No primeiro golo, logo aos 9’, João Félix (!) baixou para junto de William – imagine-se a heresia – e lançou Dalot à direita, tendo sido Bruno Fernandes, dentro da grande área, a responder ao cruzamento atrasado. Bernardo Silva ora pedia a bola perto de António Silva e Rúben Dias, ora surgia entre-linhas. Félix tanto entrava na meia-esquerda, como dava largura desse lado, trocando com Nuno Mendes. Otávio era parceiro de William no meio-campo quando Bernardo não estava nessas zonas e adiantava-se em alturas em que outros ocupavam o seu lugar. Um autêntico rebuliço capaz de deixar o oponente carregado de dúvidas e o povo cheio de certezas: trocámos de estratégia. Agora, somos amigos da bola, procuramos ter mais paciência com ela e não a despachar de qualquer maneira.

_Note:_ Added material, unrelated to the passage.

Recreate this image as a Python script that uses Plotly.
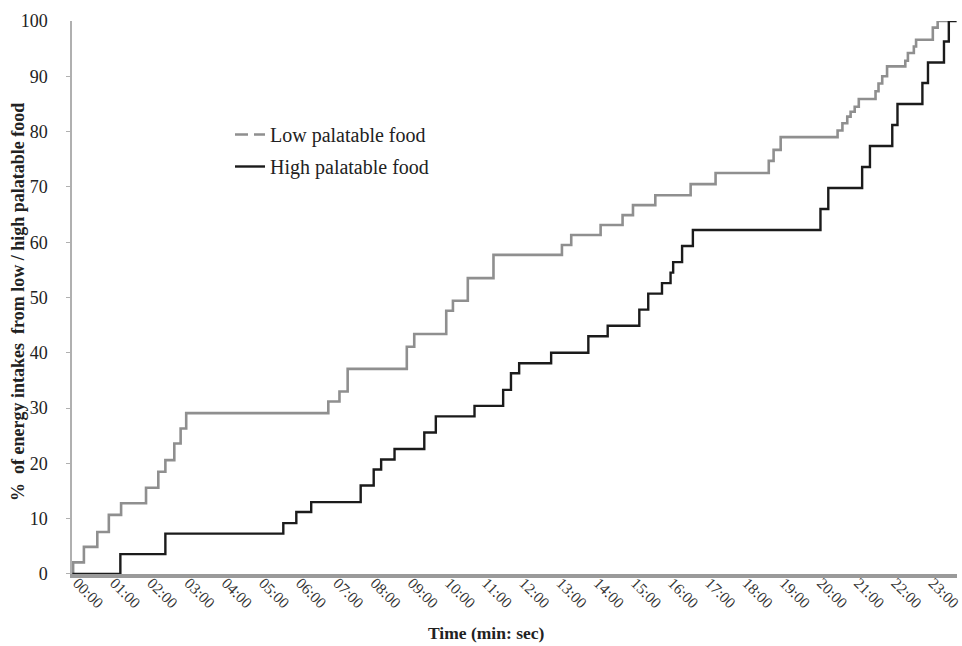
import plotly.graph_objects as go

# Time in minutes, cumulative % of energy intake
high_t = [0.0, 1.29, 2.50, 5.67, 6.02, 6.42, 7.75, 8.10, 8.30, 8.66, 9.46, 9.77,
          10.81, 11.58, 11.79, 12.01, 12.87, 13.87, 14.39, 15.24, 15.48, 15.85,
          16.08, 16.15, 16.39, 16.68, 20.11, 20.32, 21.23, 21.44, 22.04, 22.18,
          22.85, 23.00, 23.43, 23.56, 23.77]
high_v = [0.0, 3.6, 7.3, 9.2, 11.2, 13.0, 16.0, 18.9, 20.7, 22.6, 25.6, 28.5,
          30.4, 33.3, 36.3, 38.1, 40.0, 43.0, 44.9, 47.8, 50.7, 52.6,
          54.5, 56.4, 59.3, 62.2, 66.0, 69.8, 73.6, 77.4, 81.2, 85.0,
          88.8, 92.5, 96.3, 100.0, 100.0]

low_t = [0.0, 0.02, 0.31, 0.67, 0.98, 1.31, 1.98, 2.31, 2.50, 2.74, 2.91, 3.06,
         6.88, 7.18, 7.40, 8.99, 9.19, 10.05, 10.23, 10.63, 11.32, 13.16, 13.41,
         14.20, 14.79, 15.07, 15.67, 16.62, 17.29, 18.72, 18.85, 19.04, 20.57,
         20.70, 20.83, 20.92, 21.03, 21.14, 21.59, 21.67, 21.77, 21.90, 22.39,
         22.46, 22.62, 22.68, 23.13, 23.26, 23.55]
low_v = [0.0, 2.1, 4.9, 7.6, 10.7, 12.8, 15.6, 18.5, 20.6, 23.6, 26.3, 29.1,
         31.2, 33.0, 37.1, 41.1, 43.4, 47.6, 49.4, 53.5, 57.7, 59.5, 61.3,
         63.1, 64.9, 66.7, 68.5, 70.5, 72.5, 74.7, 76.7, 79.0, 80.2,
         81.5, 82.7, 83.6, 84.5, 85.9, 87.3, 88.7, 90.0, 91.8, 92.8,
         94.2, 95.4, 96.6, 98.8, 100.0, 100.0]

tick_vals = list(range(24))
tick_text = ["%02d:00" % m for m in tick_vals]
y_ticks = list(range(0, 101, 10))

GRAY = "#8f8f8f"
BLACK = "#1b1b1b"
SERIF = "Liberation Serif, Times New Roman, serif"

L, R, T, B = 72, 5, 21, 72
PW, PH = 962 - L - R, 646 - T - B

fig = go.Figure()
fig.add_trace(go.Scatter(x=low_t, y=low_v, mode="lines", line=dict(color=GRAY, width=2.6, shape="hv"),
                         showlegend=False))
fig.add_trace(go.Scatter(x=high_t, y=high_v, mode="lines", line=dict(color=BLACK, width=2.4, shape="hv"),
                         showlegend=False))
# legend entries
fig.add_trace(go.Scatter(x=[None], y=[None], mode="lines", name="Low palatable food",
                         line=dict(color=GRAY, width=2.6, dash="13px,6px"), legendgroup="a"))
fig.add_trace(go.Scatter(x=[None], y=[None], mode="lines", name="High palatable food",
                         line=dict(color=BLACK, width=2.4), legendgroup="b"))

fig.update_layout(
    width=962, height=646,
    margin=dict(l=L, r=R, t=T, b=B, autoexpand=False),
    paper_bgcolor="white", plot_bgcolor="white",
    font=dict(family=SERIF, color="#222222"),
    legend=dict(x=(230 - L) / PW, y=(574 - 115) / PH, xanchor="left", yanchor="top",
                bgcolor="rgba(0,0,0,0)",
                font=dict(family=SERIF, size=20, color="#222222"), tracegroupgap=3),
    xaxis=dict(range=[-0.01, 23.78], tickvals=tick_vals, ticktext=tick_text, tickangle=45,
               showgrid=False, zeroline=False, showline=True, linecolor="#9a9a9a", linewidth=4,
               ticks="", automargin=False, ticklabelshift=5, ticklabelstandoff=-10,
               ticklabeloverflow="allow",
               tickfont=dict(family=SERIF, size=15.5, color="#333333")),
    yaxis=dict(range=[0, 100], tickvals=y_ticks, showgrid=False, zeroline=False, automargin=False,
               showline=True, linecolor="#b0b0b0", linewidth=1.5, ticks="outside", ticklen=19,
               tickcolor="rgba(0,0,0,0)",
               minor=dict(tickvals=[v + 0.01 for v in y_ticks], ticks="outside", ticklen=4,
                          tickcolor="#b0b0b0", showgrid=False),
               tickfont=dict(family=SERIF, size=18, color="#222222")),
    annotations=[
        dict(text="<b>Time (min: sec)</b>", xref="paper", yref="paper",
             x=(486 - L) / PW, y=-(633 - 574) / PH, xanchor="center", yanchor="middle",
             showarrow=False, font=dict(family=SERIF, size=17.5, color="#222222")),
        dict(text="<b>%  of energy intakes  from low / high palatable food</b>", xref="paper", yref="paper",
             x=-(L - 18) / PW, y=(574 - 302) / PH, xanchor="center", yanchor="middle", textangle=-90,
             showarrow=False, font=dict(family=SERIF, size=18, color="#222222")),
    ],
)

fig.write_html("out.html", config={"displayModeBar": False},
               post_script="document.body.style.margin='0';document.body.style.overflow='hidden';")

Contra o Gana, a estratégia manteve-se, só que os espaços deixados pelo opositor, organizado num 5x3x2, reduziram drasticamente. Com poucas rotinas na nova dinâmica, Portugal aplicou o tiki-taka da Wish. O tiki-taka da Wish não é o que os românticos gostam de ver, é o que a malta acha que os românticos gostam de ver. Uma posse de bola estéril, demasiados jogadores a pisar os mesmos locais e uma ausência gritante de contra-movimentos dentro do bloco contrário. Só havia quem pedisse no pé, nem uma rupturazinha para amostra, deixando o Gana confortável a defender.

Pouco ou nada mudou frente ao Uruguai. Mudaram, sim, os problemas criados pelo opositor. Desta vez, calhou-nos um grupo de homens dispostos a rebentarem-nos os dentes, sendo que, muito cedo, perdemos o que se estava a sentir melhor no ringue: Nuno Mendes. De resto, uma profunda desinspiração colectiva, típica de quem estuda na noite anterior para o exame de Filosofia e chega ao dia impreparado, a rezar por um rasgo individual. Bruno Fernandes aplicou-se.

No fundo, o Engenheiro quis apresentar a nova colecção Outono/Inverno, sem que se apercebesse de que, mesmo tendo os modelos, uma identidade não se cria num estalar de dedos e tão pouco o tiki-taka é uma questão de moda. No espaço da selecção, o pouco tempo disponível para implementar ideias e trabalhá-las faz aumentar a importância da antecipação. Torna-se quase impossível exigir automatismos neste modelo, quando basta recuar uns meses se quisermos recordar partidas em que dávamos, por opção, a iniciativa ao adversário. Não foi por acaso que Fernando Santos levou para o Qatar milhares de recadinhos a pedir-lhe coragem na abordagem aos jogos.

É verdade que este sistema veio para ficar? Caso não queira responder, tenho uma consequência: dar 10 voltas ao campo enquanto grita ‘o Messi é o melhor do Mundo’.